What Is the Bonn Climate Change Conference?
The Bonn Climate Change Conference 2025 (SB62) is a key event shaping international climate negotiations ahead of COP30 in Belém, Brazil. As the world’s policymakers, scientists, and civil society converge in Bonn, the focus is on accelerating climate action.
The conference is part of the annual UNFCCC negotiations and sets the stage for final decisions at the COP summit and beyond.
Why Is World Animal Protection at the Bonn Climate Change Conference 2025?
The climate crisis is also an animal welfare crisis. Industrial animal agriculture is one of the leading drivers of greenhouse gas emissions, deforestation, habitat destruction, and biodiversity loss.
These harms affect billions of farmed animals suffering in factory farms, and countless wild animals displaced by the relentless expansion of industrial systems. Despite this, animals are largely missing from global climate strategies.
World Animal Protection is at SB62 to change that narrative.
We’re spotlighting the climate damage caused by factory farming and calling for bold, system-wide reforms that must begin now—and culminate in decisive action at COP30.
Food systems account for one-third of global greenhouse gas emissions, with animal agriculture responsible for nearly 60% of that. Even if fossil fuel emissions stopped today, emissions from food systems alone would still block progress toward climate goals.
Here are five key things World Animal Protection wants to see on the Road to Belem:
1. A Just Transition in Food and Agriculture
Governments must commit to a just transition away from factory farming. This includes supporting farmers and workers in adopting resilient, sustainable, and humane food systems. Agroecology and plant-based solutions must be central to future agriculture.
2. Global Shift Away from Factory Farming
High-income nations must lead a global shift away from industrial animal agriculture while supporting lower-income countries in strengthening local, humane food systems. This transformation is essential for climate resilience and food security.

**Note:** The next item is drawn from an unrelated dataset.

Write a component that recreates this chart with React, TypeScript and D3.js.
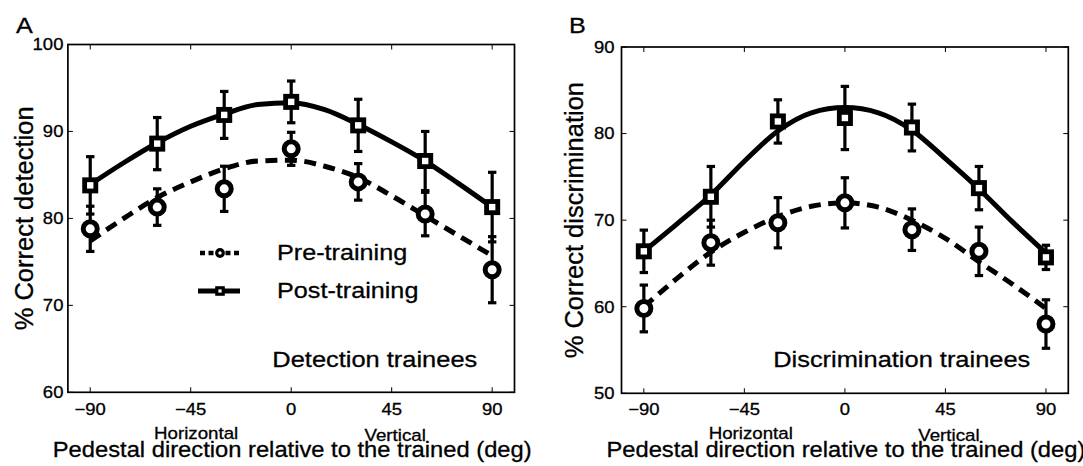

3. Redirecting Public Funds
World Animal Protection calls for public subsidies and climate finance to be redirected from factory farming to agroecological, plant-based, and higher-welfare food production. Financing must support climate-friendly farming that benefits people, animals, and the planet.
4. Action to Stop Deforestation
Governments must urgently halt deforestation and habitat loss linked to animal feed production and livestock expansion. Protecting forests is key to safeguarding biodiversity and stabilising the climate.

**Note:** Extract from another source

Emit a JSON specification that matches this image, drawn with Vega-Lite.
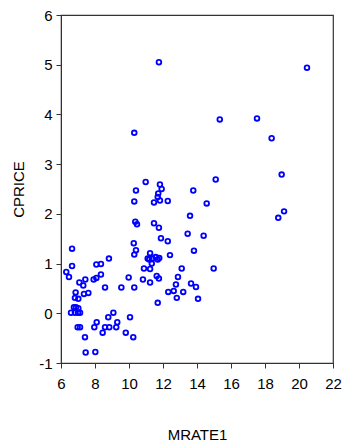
{
  "$schema": "https://vega.github.io/schema/vega-lite/v6.json",
  "autosize": "none",
  "width": 272,
  "height": 348,
  "padding": {"left": 61, "top": 15, "right": 11, "bottom": 83},
  "background": "white",
  "config": {
    "view": {"stroke": "#333333", "strokeWidth": 1.2},
    "font": "Liberation Sans"
  },
  "data": {"values": [
    {"MRATE1": 11.76, "CPRICE": 5.05},
    {"MRATE1": 10.31, "CPRICE": 3.63},
    {"MRATE1": 10.98, "CPRICE": 2.64},
    {"MRATE1": 11.82, "CPRICE": 2.59},
    {"MRATE1": 11.92, "CPRICE": 2.50},
    {"MRATE1": 10.41, "CPRICE": 2.47},
    {"MRATE1": 13.78, "CPRICE": 2.47},
    {"MRATE1": 11.72, "CPRICE": 2.41},
    {"MRATE1": 11.69, "CPRICE": 2.34},
    {"MRATE1": 11.82, "CPRICE": 2.27},
    {"MRATE1": 11.47, "CPRICE": 2.23},
    {"MRATE1": 12.28, "CPRICE": 2.26},
    {"MRATE1": 10.31, "CPRICE": 2.25},
    {"MRATE1": 13.59, "CPRICE": 1.96},
    {"MRATE1": 10.37, "CPRICE": 1.84},
    {"MRATE1": 10.47, "CPRICE": 1.79},
    {"MRATE1": 11.47, "CPRICE": 1.81},
    {"MRATE1": 11.76, "CPRICE": 1.72},
    {"MRATE1": 13.45, "CPRICE": 1.60},
    {"MRATE1": 14.39, "CPRICE": 1.56},
    {"MRATE1": 11.88, "CPRICE": 1.51},
    {"MRATE1": 12.28, "CPRICE": 1.45},
    {"MRATE1": 10.28, "CPRICE": 1.41},
    {"MRATE1": 10.41, "CPRICE": 1.27},
    {"MRATE1": 13.82, "CPRICE": 1.26},
    {"MRATE1": 6.65, "CPRICE": 1.30},
    {"MRATE1": 10.31, "CPRICE": 1.18},
    {"MRATE1": 11.24, "CPRICE": 1.21},
    {"MRATE1": 12.41, "CPRICE": 1.17},
    {"MRATE1": 8.82, "CPRICE": 1.10},
    {"MRATE1": 11.10, "CPRICE": 1.10},
    {"MRATE1": 11.19, "CPRICE": 1.08},
    {"MRATE1": 11.37, "CPRICE": 1.10},
    {"MRATE1": 11.57, "CPRICE": 1.13},
    {"MRATE1": 11.69, "CPRICE": 1.08},
    {"MRATE1": 11.78, "CPRICE": 1.11},
    {"MRATE1": 11.34, "CPRICE": 1.00},
    {"MRATE1": 6.65, "CPRICE": 0.95},
    {"MRATE1": 8.08, "CPRICE": 0.98},
    {"MRATE1": 8.35, "CPRICE": 0.99},
    {"MRATE1": 6.31, "CPRICE": 0.83},
    {"MRATE1": 6.47, "CPRICE": 0.73},
    {"MRATE1": 10.88, "CPRICE": 0.90},
    {"MRATE1": 11.24, "CPRICE": 0.89},
    {"MRATE1": 13.10, "CPRICE": 0.90},
    {"MRATE1": 8.35, "CPRICE": 0.78},
    {"MRATE1": 11.63, "CPRICE": 0.75},
    {"MRATE1": 11.76, "CPRICE": 0.70},
    {"MRATE1": 12.88, "CPRICE": 0.73},
    {"MRATE1": 7.08, "CPRICE": 0.62},
    {"MRATE1": 7.43, "CPRICE": 0.68},
    {"MRATE1": 7.92, "CPRICE": 0.68},
    {"MRATE1": 8.08, "CPRICE": 0.71},
    {"MRATE1": 9.98, "CPRICE": 0.72},
    {"MRATE1": 10.82, "CPRICE": 0.68},
    {"MRATE1": 7.31, "CPRICE": 0.56},
    {"MRATE1": 8.59, "CPRICE": 0.52},
    {"MRATE1": 9.55, "CPRICE": 0.52},
    {"MRATE1": 10.31, "CPRICE": 0.52},
    {"MRATE1": 11.24, "CPRICE": 0.62},
    {"MRATE1": 12.76, "CPRICE": 0.58},
    {"MRATE1": 13.65, "CPRICE": 0.60},
    {"MRATE1": 13.94, "CPRICE": 0.53},
    {"MRATE1": 6.86, "CPRICE": 0.42},
    {"MRATE1": 7.35, "CPRICE": 0.39},
    {"MRATE1": 7.61, "CPRICE": 0.41},
    {"MRATE1": 12.31, "CPRICE": 0.43},
    {"MRATE1": 12.63, "CPRICE": 0.45},
    {"MRATE1": 13.19, "CPRICE": 0.43},
    {"MRATE1": 6.82, "CPRICE": 0.31},
    {"MRATE1": 7.02, "CPRICE": 0.29},
    {"MRATE1": 12.81, "CPRICE": 0.31},
    {"MRATE1": 14.06, "CPRICE": 0.29},
    {"MRATE1": 11.69, "CPRICE": 0.21},
    {"MRATE1": 6.76, "CPRICE": 0.12},
    {"MRATE1": 6.88, "CPRICE": 0.12},
    {"MRATE1": 7.02, "CPRICE": 0.10},
    {"MRATE1": 6.59, "CPRICE": 0.01},
    {"MRATE1": 6.82, "CPRICE": 0.01},
    {"MRATE1": 7.00, "CPRICE": 0.01},
    {"MRATE1": 7.12, "CPRICE": 0.01},
    {"MRATE1": 9.08, "CPRICE": 0.01},
    {"MRATE1": 8.78, "CPRICE": -0.08},
    {"MRATE1": 10.06, "CPRICE": -0.08},
    {"MRATE1": 8.10, "CPRICE": -0.18},
    {"MRATE1": 7.96, "CPRICE": -0.28},
    {"MRATE1": 9.31, "CPRICE": -0.18},
    {"MRATE1": 8.59, "CPRICE": -0.28},
    {"MRATE1": 8.84, "CPRICE": -0.28},
    {"MRATE1": 9.25, "CPRICE": -0.28},
    {"MRATE1": 6.98, "CPRICE": -0.28},
    {"MRATE1": 7.12, "CPRICE": -0.28},
    {"MRATE1": 8.45, "CPRICE": -0.39},
    {"MRATE1": 9.81, "CPRICE": -0.39},
    {"MRATE1": 10.25, "CPRICE": -0.48},
    {"MRATE1": 7.41, "CPRICE": -0.48},
    {"MRATE1": 7.45, "CPRICE": -0.79},
    {"MRATE1": 8.02, "CPRICE": -0.78},
    {"MRATE1": 20.47, "CPRICE": 4.94},
    {"MRATE1": 15.34, "CPRICE": 3.90},
    {"MRATE1": 17.53, "CPRICE": 3.92},
    {"MRATE1": 18.39, "CPRICE": 3.52},
    {"MRATE1": 18.98, "CPRICE": 2.79},
    {"MRATE1": 15.10, "CPRICE": 2.69},
    {"MRATE1": 14.57, "CPRICE": 2.21},
    {"MRATE1": 18.78, "CPRICE": 1.92},
    {"MRATE1": 19.12, "CPRICE": 2.05},
    {"MRATE1": 14.98, "CPRICE": 0.90}
  ]},
  "mark": {"type": "point", "shape": "circle", "filled": false, "color": "#0000FF", "size": 22, "strokeWidth": 1.8, "opacity": 1},
  "encoding": {
    "x": {
      "field": "MRATE1", "type": "quantitative",
      "scale": {"domain": [6, 22], "nice": false, "zero": false},
      "axis": {
        "values": [6, 8, 10, 12, 14, 16, 18, 20, 22],
        "grid": false, "domainColor": "#333333", "tickColor": "#333333",
        "tickSize": 5, "labelPadding": 8, "labelFontSize": 15, "labelColor": "#000000",
        "labelFlush": false, "labelOverlap": false,
        "title": "MRATE1", "titleFontSize": 15, "titleFontWeight": "normal", "titleColor": "#000000",
        "titleBaseline": "middle", "titleY": 71
      }
    },
    "y": {
      "field": "CPRICE", "type": "quantitative",
      "scale": {"domain": [-1, 6], "nice": false, "zero": false},
      "axis": {
        "values": [-1, 0, 1, 2, 3, 4, 5, 6],
        "labelExpr": "datum.value < 0 ? '-' + abs(datum.value) : '' + datum.value",
        "grid": false, "domainColor": "#333333", "tickColor": "#333333",
        "tickSize": 5, "labelPadding": 4, "labelFontSize": 15, "labelColor": "#000000",
        "labelFlush": false, "labelOverlap": false,
        "title": "CPRICE", "titleFontSize": 15, "titleFontWeight": "normal", "titleColor": "#000000",
        "titleBaseline": "middle", "titleX": -43
      }
    }
  }
}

5. Joined-Up Climate and Nature Policies
Food systems must be fully integrated into climate, biodiversity and land policies. This includes protecting the rights of Indigenous Peoples, small-scale farmers, and the well-being of all animals, wild and farmed.
Food, Agriculture and Animals Still Not at the Centre of Climate Talks - More Work Ahead
World Animal Protection was on the ground for two weeks at the June Climate Meetings in Bonn, drawing attention to industrial animal agriculture as a major climate culprit and urging negotiators to centre equitable, humane and sustainable food systems in climate action.
There were some encouraging signs. In the first workshop under the Sharm el Sheikh Joint Work on Agriculture (SJWA), agroecology was acknowledged as a holistic and systemic approach by several Parties.
The Brazil COP30 Presidency also indicated that transforming food systems and agriculture will be part of its Six-Axis Action Agenda offering a potential opening for meaningful progress.
Yet much more is needed. It is unclear whether agroecology will finally get its rightful recognition and support especially in terms of financing and implementation.
Climate finance continues to be a sticking point across workstreams, and while just transition discussions are gaining traction, food and agriculture remain largely outside that frame.
We are also cautious about the growing influence of corporate agribusiness in these discussions, whilst the real guardians of land, nature and biodiversity remain sidelined and yet bear the brunt of climate change.
From caged lives to vanishing forests and wild habitats - our food system is failing animals and the climate. We need bold action at COP30 to reset the course towards equitable, humane and sustainable food systems that protect all life.
Looking Ahead: From Bonn to Belém
With COP30 set in Brazil, a major agricultural and biodiversity hotspot, the path to effective climate action runs through food systems. The Bonn Climate Change Conference 2025 must lay the foundation for a future where food and agriculture are at the heart of climate solutions.
World Animal Protection continues to lead global advocacy by engaging policymakers, raising public awareness, and collaborating with frontline communities.
Our message at SB62 is clear: to meet climate targets, we must end our reliance on industrial animal agriculture and build just, sustainable food systems for all.